The job templates can be created in "Hosts -> Templates -> Job Templates". You can copy from a pre-existing playbook job, or create a new one and change "Job -> Provider Type" to "Ansible". You'll also need to enable the checkbox "Ansible -> Enable Ansible Callback" to allow the hosts to send facts back to Satellite. This is critical.

This is the job template to check for the reboot and store the host fact.

---
- hosts: all
  tasks:
    - name: Run needs-restarting check
      shell: dnf needs-restarting -r
      changed_when: false
      register: needs_restarting_result
      failed_when: false

    - name: Register fact
      set_fact: 
        needs_restarting: "{{ (needs_restarting_result.rc == 1) | bool }}" 

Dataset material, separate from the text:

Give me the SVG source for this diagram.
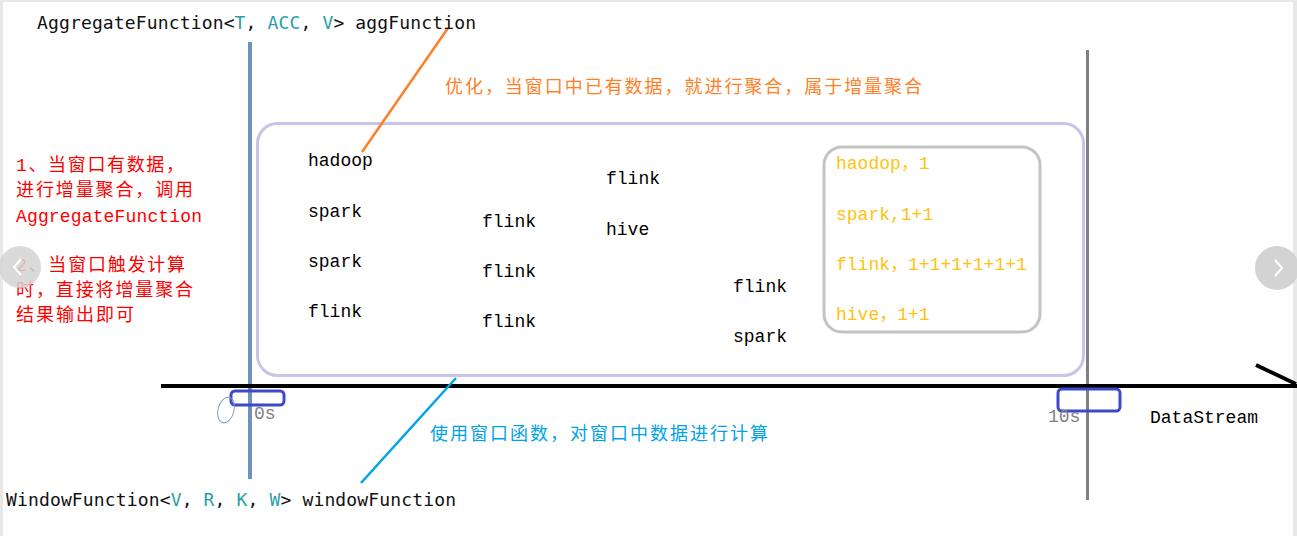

This job template will allow you to restart the servers.

---
- hosts: all
  tasks:
    - name: Safety check
      ansible.builtin.debug:
        msg: "Has \"restart_safety_variable\" been set to \"YES\"?: {{ restart_safety_variable }}"
      failed_when: restart_safety_variable != "YES" 
  
    - name: Reboot with 10 minute timeout
      ansible.builtin.reboot:
        reboot_timeout: 600
  
    - name: Register fact
      set_fact: 
        needs_restarting: false

# Add an input in the job template with the following parameters:
# Name: "restart_safety_variable"
# Required: enabled
# Input Type: User input
# Value Type: Plain
# Advanced: disabled
# Hidden value: disabled
# Options: (blank)
# Default: "NO"

It's possible to use the "Ansible Command" job with a "restart" command, but this method offers a few benefits:

  • It will automatically reset the needs_restarting variable to false.
  • It will detect if the host came back online. I've also included a "safety" feature that will fail the playbook if "YES" is not entered while configuring a job execution to prevent a potential accident. To use it, enter "YES" into the "restart_safety_variable" box on the target selection screen when running the job.

Finally, this job template is either to get the initial facts for each host, or to reset everything if you've done some manual reboots.

---
- hosts: all
  tasks:
    - name: Register fact
      set_fact: 
        needs_restarting: false

You can search for which hosts need a restart by going to "Hosts -> All Hosts" and searching for facts.needs_restarting = true.